Art and Science, Parallel or Intersecting lines?

Life imitates art, and science imitates life. These premises are fundamental to the principle of Biomimicry.

Biomimicry is the imitation of the models, systems, and elements of nature for the purpose of solving complex problems encountered by human civilisation. Every invention in science can be attributed to a corresponding phenomenon already existing in nature.

Aeroplanes would not have existed had the Wright brothers not drawn inspiration from flying birds; neither would we have high speed bullet trains, nor self-driving cars. This only goes on to re-emphasise on the significant chunk of innovation that technology has managed to give us.

Aeroplanes have undeniably influenced us since their invention in 1914. There are not many who have not sat in an aeroplane, or have dreamt of travelling in one and therein lies one example of the intersection of innovation, art and nature and its influence in our lives.

Artist-polymaths have existed for as long as the subject of science itself has; with every eminent scientist, such as Einstein, Maxwell and Galileo being celebrated for revolutionising human life.

Another example of a subject that has emerged from the arts and sciences combined is economics. It translates qualitative data into quantitative data and uses both mathematical and non-arbitrary factors to analyze situations in the real world. In macroeconomics, we look at the quantitative data in an abstract fashion to understand the philosophy of the world at large, which is itself an art.

Life imitates art, and science imitates life.

Art teaches you to appreciate the senses and feelings nature has gifted us with, whereas science, uses these resources for inspiration and utilises them in search of innovation and expanding our creative horizons. The study of neuroaesthetics has proven that people with an aptitude for art perform better in mathematics because of their ability to visualise the thinking process. When we talk about art, we do not only limit ourselves to paintings and sculptures. One may immediately think of them, and they certainly do play a large role in preserving our history and symbolise our evolution in a broader sense. But drama, prose and poetry have an immense impact on our perceptions of how we view the world and one can tell a lot about a person through their music and literary tastes. The intersection of art and science, to me, is the intersection of the heart and the mind. A verse from Iqbal goes,

صبح ازل یہ مجھ سے کہا جبرئیل نے

‎جو عقل کا غلام ہو، وہ دل نہ کر قبول

Gibriel on Creation’s Early Morn, a piece of useful counsel gave:

He bade me not accept a heart enchained by mind of man like a slave.

We do ourselves a great disservice when we limit ourselves to fact and figures and repress the instinct and dampen the natural desire to dream, to believe, and to feel.

Science follows a rhythm, a pattern that gives our thinking process a form and direction, when our curiosity wreaks havoc and searches for answers. And the equilibrium between the both is what we understand as life.

One of mankind’s greatest philosophical questions has been the persistent need to explain our existence. What are we here for? Where do we come from? These are broadly understood as the existential dilemma—a philosophical question that religion answers by lending us purpose, a moral framework, a code of conduct and raising us to be more than just animals to conscientious sentient self-aware people with soul, emotion and rationale. Without the driving forces of emotions and passions, many inventions may never have come into existence.

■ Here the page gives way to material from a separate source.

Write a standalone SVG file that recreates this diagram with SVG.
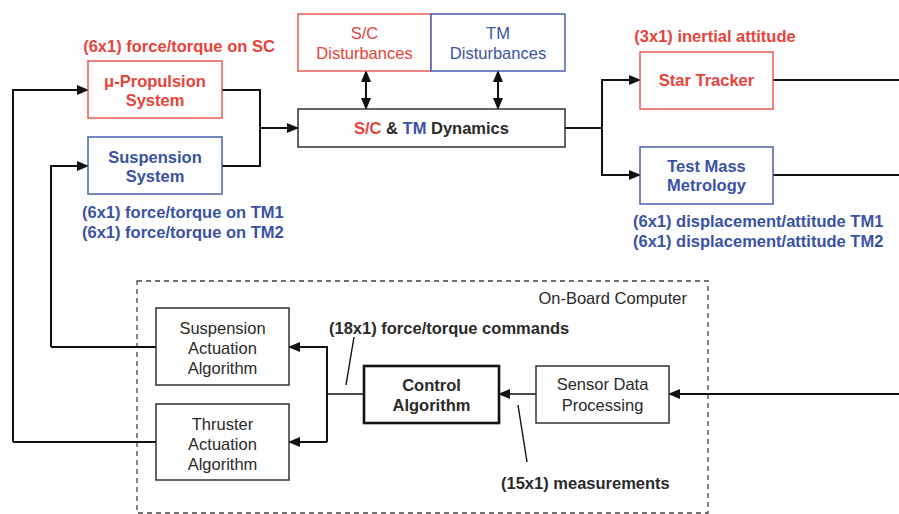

Social and scientific theories both arise when we think of concepts beyond what is considered as rational. The notion of infinity, now widely accepted and put into practice is itself a testimony of how even science cannot escape the abstract principles of the universe. In philosophy, the idea of infinitude is a metaphysical concept that is linked to transcendence, beyond the limits of all possible experience and knowledge. Infinity stretches the boundaries of all disciplines across all frontiers. ‘Black holes’ are another scientific theory that toys with the limits of rationality and makes us realize that there are some things bigger than anything our limited human comprehension can ever perceive.

Epigenetics tells us that our experiences become a part of our genetic encoding, that an experience can translate itself into the chemical arrangement of our molecular biology. Art influences these experiences. One cannot separate the two disciplines; indeed, the wall between art and science exists only in our mind.

In reality, none could have survived without the other.

Holistically, both disciplines teach us one very crucial thing; everything that exists in this world operates on the idea of codependence — regardless of how minimal — to progress and that isolation and creating divisions between things does not lead to the best possible outcomes. Our power lies in codependence and coexistence and the purpose of knowledge is to open your mind to new thoughts and possibilities through the intersection of ideas.

A person looking at a giant multicoloured cube will always think that it is entirely the same colour he sees from his perspective, until he is informed of the other sides to view the cube from as well.